By Jenny Apostol

April 10, 2017


“Cheerful!” she said, “What is it?” Then recognizing the compact rows of marigold trophies lining spray upon spray arcing over the yard, “Oh, kerria, that was my mother’s favorite.” A moment of silence for one mother’s mother gone twenty years.

We were neighbors and mothers, introduced by our children’s airy games, yet our friendship apprised over mutual love of a flowering plant; other things arose in common: Filmmaking. Pottery. Music. The Village. Parents. Upstate. Cancer.

Over the years, my kerria bush lost luster as we pruned deadwood aggressively to encourage new growth after each winter’s frost. Browning stems accumulated fewer blooms. A spiral diminishing inward, hewing elsewhere.

I had survived rogue cells inside my body years before. Hers were more zealous, incurable, and encroached upon organ and bone. Clutched at her from the inside.

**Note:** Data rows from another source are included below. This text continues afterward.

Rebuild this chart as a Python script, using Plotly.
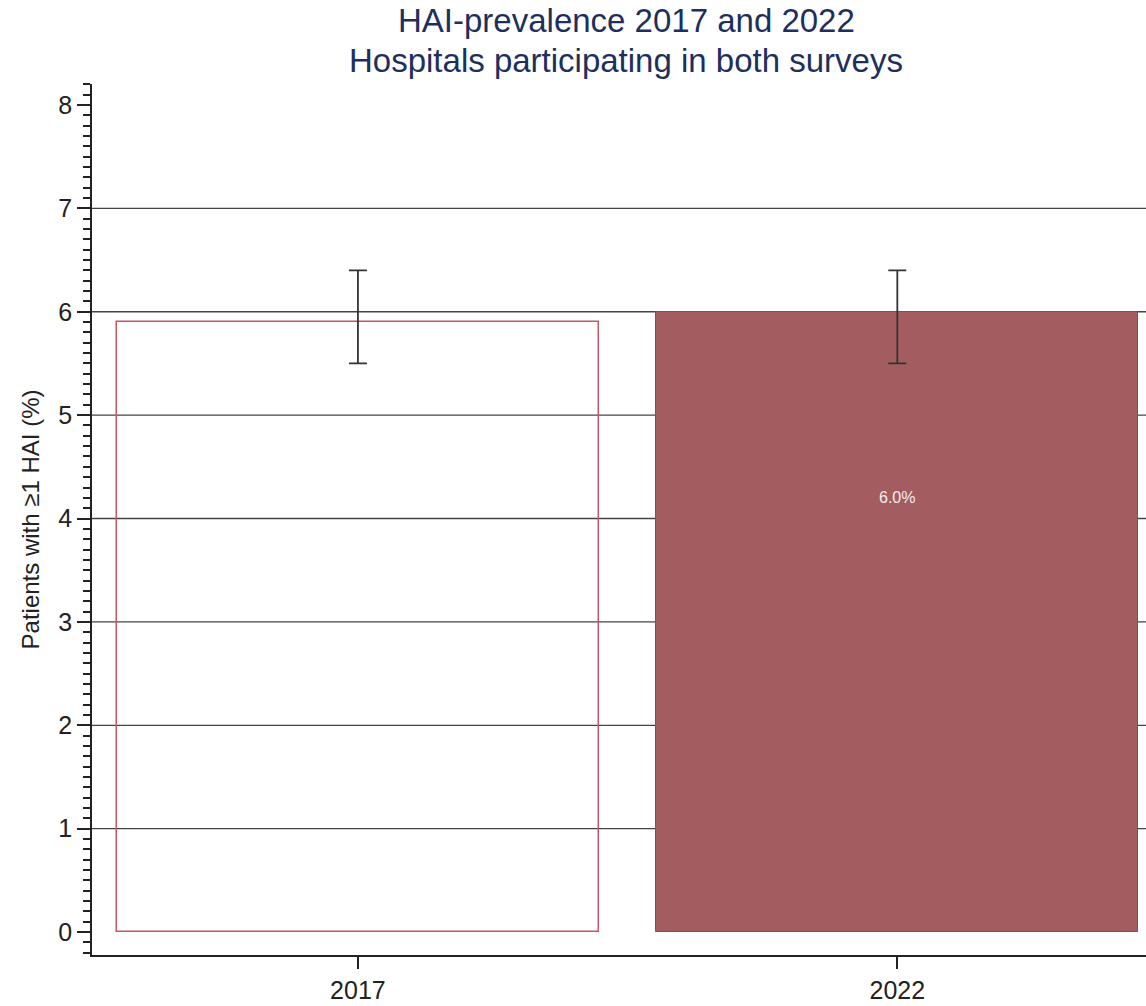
import plotly.graph_objects as go

# ---- data ----
years = ["2017", "2022"]
prevalence = [5.9, 6.0]
ci_low = [5.5, 5.5]
ci_high = [6.4, 6.4]
y_ticks = [0, 1, 2, 3, 4, 5, 6, 7, 8]
grid_values = [1, 2, 3, 4, 5, 6, 7]
title_lines = ["HAI-prevalence 2017 and 2022", "Hospitals participating in both surveys"]

FONT = "Liberation Sans, Arial, Helvetica, sans-serif"
BAR_COLOR = "#A35C60"
TITLE_COLOR = "#1E2F5E"

W, H = 1146, 1006
M_L, M_R, M_T, M_B = 92, 0, 84, 51
plot_w = W - M_L - M_R
plot_h = H - M_T - M_B


def px_to_paper_x(px):
    return (px - M_L) / plot_w


def px_to_paper_y(py):
    return (H - M_B - py) / plot_h


err_plus = [h - v for h, v in zip(ci_high, prevalence)]
err_minus = [v - l for l, v in zip(ci_low, prevalence)]

fig = go.Figure()

# 2017: hollow bar with red outline
fig.add_trace(go.Bar(
    x=[years[0]], y=[prevalence[0]],
    width=0.893,
    marker=dict(color="rgba(0,0,0,0)", line=dict(color="#C85666", width=1.5)),
    error_y=dict(type="data", symmetric=False, array=[err_plus[0]], arrayminus=[err_minus[0]],
                 color="#333333", thickness=1.8, width=9),
    showlegend=False,
))

# 2022: filled bar
fig.add_trace(go.Bar(
    x=[years[1]], y=[prevalence[1]],
    width=0.893,
    marker=dict(color=BAR_COLOR, line=dict(color="#95454D", width=1)),
    error_y=dict(type="data", symmetric=False, array=[err_plus[1]], arrayminus=[err_minus[1]],
                 color="#333333", thickness=1.8, width=9),
    showlegend=False,
))

shapes = []
for g in grid_values:
    shapes.append(dict(type="line", xref="paper", yref="y", x0=0, x1=1, y0=g, y1=g,
                       line=dict(color="#444444", width=1.3), layer="below"))

annotations = [
    dict(x=1, y=prevalence[1] * 0.7, xref="x", yref="y",
         text=f"{prevalence[1]:.1f}%", showarrow=False,
         font=dict(family=FONT, size=16, color="#F4ECEC")),
    dict(x=px_to_paper_x(626), y=px_to_paper_y(21), xref="paper", yref="paper",
         xanchor="center", yanchor="middle",
         text=title_lines[0], showarrow=False,
         font=dict(family=FONT, size=33, color=TITLE_COLOR)),
    dict(x=px_to_paper_x(626), y=px_to_paper_y(60), xref="paper", yref="paper",
         xanchor="center", yanchor="middle",
         text=title_lines[1], showarrow=False,
         font=dict(family=FONT, size=33, color=TITLE_COLOR)),
]

fig.update_layout(
    width=W, height=H,
    margin=dict(l=M_L, r=M_R, t=M_T, b=M_B),
    paper_bgcolor="white", plot_bgcolor="white",
    font=dict(family=FONT, color="#222222"),
    shapes=shapes,
    annotations=annotations,
    bargap=0,
)

fig.update_xaxes(
    type="category", range=[-0.493, 1.461],
    showline=True, linecolor="#222222", linewidth=1.5,
    ticks="outside", ticklen=12, tickwidth=1.5, tickcolor="#222222",
    tickfont=dict(family=FONT, size=25, color="#222222"),
    showgrid=False, zeroline=False,
)

fig.update_yaxes(
    range=[-0.222, 8.203],
    tickvals=y_ticks,
    showline=True, linecolor="#222222", linewidth=1.5,
    ticks="outside", ticklen=13, tickwidth=1.5, tickcolor="#222222",
    tickfont=dict(family=FONT, size=25, color="#222222"),
    minor=dict(ticks="outside", dtick=0.1, ticklen=7, tickwidth=1.5, tickcolor="#222222", showgrid=False),
    showgrid=False, zeroline=False,
    title=dict(text="Patients with ≥1 HAI (%)", font=dict(family=FONT, size=24, color="#222222"), standoff=12),
)

fig.write_html("out.html")
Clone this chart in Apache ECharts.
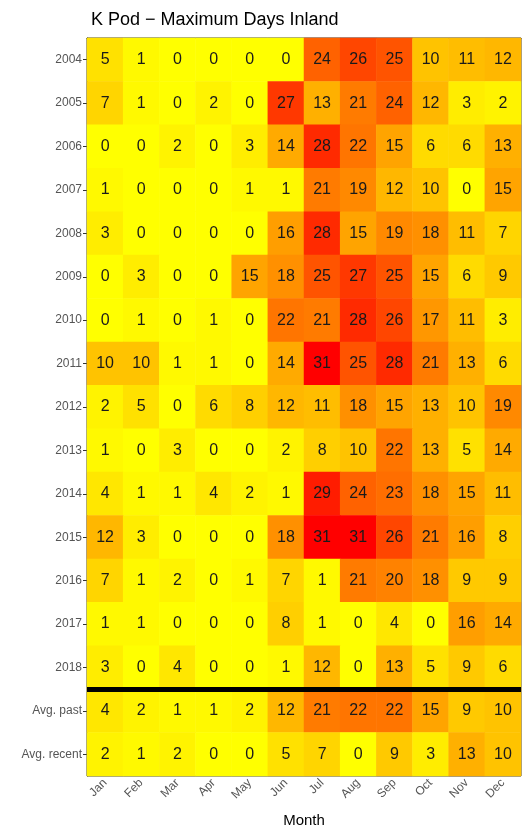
<!DOCTYPE html>
<html lang="en">
<head>
    <meta charset="UTF-8">
    <script src="https://cdn.jsdelivr.net/npm/echarts@6/dist/echarts.min.js"></script>
    <title>K Pod - Maximum Days Inland</title>
</head>
<body style="margin: 0; background: #fff">
<div id="container" style="width: 526px; height: 831px"></div>

<script>
    // 横轴：月份
    var months = ['Jan', 'Feb', 'Mar', 'Apr', 'May', 'Jun', 'Jul', 'Aug', 'Sep', 'Oct', 'Nov', 'Dec'];
    // 纵轴：年份 + 两行平均值
    var rowLabels = ['2004', '2005', '2006', '2007', '2008', '2009', '2010', '2011', '2012',
        '2013', '2014', '2015', '2016', '2017', '2018', 'Avg. past', 'Avg. recent'];

    var y2004 = [5, 1, 0, 0, 0, 0, 24, 26, 25, 10, 11, 12];
    var y2005 = [7, 1, 0, 2, 0, 27, 13, 21, 24, 12, 3, 2];
    var y2006 = [0, 0, 2, 0, 3, 14, 28, 22, 15, 6, 6, 13];
    var y2007 = [1, 0, 0, 0, 1, 1, 21, 19, 12, 10, 0, 15];
    var y2008 = [3, 0, 0, 0, 0, 16, 28, 15, 19, 18, 11, 7];
    var y2009 = [0, 3, 0, 0, 15, 18, 25, 27, 25, 15, 6, 9];
    var y2010 = [0, 1, 0, 1, 0, 22, 21, 28, 26, 17, 11, 3];
    var y2011 = [10, 10, 1, 1, 0, 14, 31, 25, 28, 21, 13, 6];
    var y2012 = [2, 5, 0, 6, 8, 12, 11, 18, 15, 13, 10, 19];
    var y2013 = [1, 0, 3, 0, 0, 2, 8, 10, 22, 13, 5, 14];
    var y2014 = [4, 1, 1, 4, 2, 1, 29, 24, 23, 18, 15, 11];
    var y2015 = [12, 3, 0, 0, 0, 18, 31, 31, 26, 21, 16, 8];
    var y2016 = [7, 1, 2, 0, 1, 7, 1, 21, 20, 18, 9, 9];
    var y2017 = [1, 1, 0, 0, 0, 8, 1, 0, 4, 0, 16, 14];
    var y2018 = [3, 0, 4, 0, 0, 1, 12, 0, 13, 5, 9, 6];
    var avgPast = [4, 2, 1, 1, 2, 12, 21, 22, 22, 15, 9, 10];
    var avgRecent = [2, 1, 2, 0, 0, 5, 7, 0, 9, 3, 13, 10];

    var rows = [y2004, y2005, y2006, y2007, y2008, y2009, y2010, y2011, y2012,
        y2013, y2014, y2015, y2016, y2017, y2018, avgPast, avgRecent];

    // 转成 heatmap 需要的 [x, y, value]
    var cells = [];
    rows.forEach(function (row, r) {
        row.forEach(function (v, m) {
            cells.push([m, r, v]);
        });
    });

    // 分隔线放在 Avg. past 那一行的上边界
    var separatorAt = rowLabels.indexOf('Avg. past');

    var myChart = echarts.init(document.getElementById('container'));

    var option = {
        animation: false,
        textStyle: {fontFamily: 'Liberation Sans, Arial, sans-serif'},
        title: {
            text: 'K Pod \u2212 Maximum Days Inland',
            left: 86,
            top: 6,
            textStyle: {fontSize: 18, fontWeight: 'normal', color: '#000'}
        },
        grid: {
            left: 87,
            right: 5,
            top: 38,
            bottom: 55,
            containLabel: false,
            outerBoundsMode: 'none',
            show: true,
            borderColor: '#333',
            borderWidth: 1,
            backgroundColor: '#fff'
        },
        xAxis: {
            type: 'category',
            data: months,
            name: 'Month',
            nameLocation: 'middle',
            nameGap: 37,
            nameTextStyle: {fontSize: 15, color: '#000'},
            axisLine: {show: true, lineStyle: {color: '#333'}},
            axisTick: {show: true, alignWithLabel: true, length: 4, lineStyle: {color: '#333'}},
            axisLabel: {rotate: 45, fontSize: 12, color: '#555', margin: 5},
            splitLine: {show: false}
        },
        yAxis: [{
            type: 'category',
            data: rowLabels,
            inverse: true,
            axisLine: {show: true, lineStyle: {color: '#333'}},
            axisTick: {show: true, alignWithLabel: true, length: 4, lineStyle: {color: '#333'}},
            axisLabel: {fontSize: 12, color: '#555', margin: 5},
            splitLine: {show: false}
        }, {
            // 隐藏的数值轴，只用来定位分隔线
            type: 'value',
            min: 0,
            max: rowLabels.length,
            inverse: true,
            show: false
        }],
        visualMap: {
            show: false,
            type: 'continuous',
            min: 0,
            max: 31,
            dimension: 2,
            seriesIndex: 0,
            inRange: {color: ['#ffff00', '#ffd100', '#ffa100', '#ff6c00', '#ff0000']}
        },
        series: [{
            type: 'heatmap',
            data: cells,
            label: {
                show: true,
                fontSize: 16,
                color: '#1a1a1a'
            },
            itemStyle: {borderWidth: 0}
        }, {
            type: 'line',
            xAxisIndex: 0,
            yAxisIndex: 1,
            data: [],
            z: 5,
            markLine: {
                silent: true,
                symbol: 'none',
                label: {show: false},
                lineStyle: {color: '#000', width: 5, type: 'solid'},
                data: [{yAxis: separatorAt}]
            }
        }]
    };

    myChart.setOption(option);
</script>
</body>
</html>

Her yellow, curly tresses, both rule-y and wild, disappeared beneath a turban of soft, autumnal colors-- ochre, pale green, peach—to frame her narrowing face aglow.

Now, our kerria is gone, choked by a tangle of roots; runners of ivy hid underground for years, dormant yet stalking all along, they broke through topsoil to form a mass that cannot be extracted.

She too waned like a seed back to earth after its season, her sap melted into bark. I waited for sun.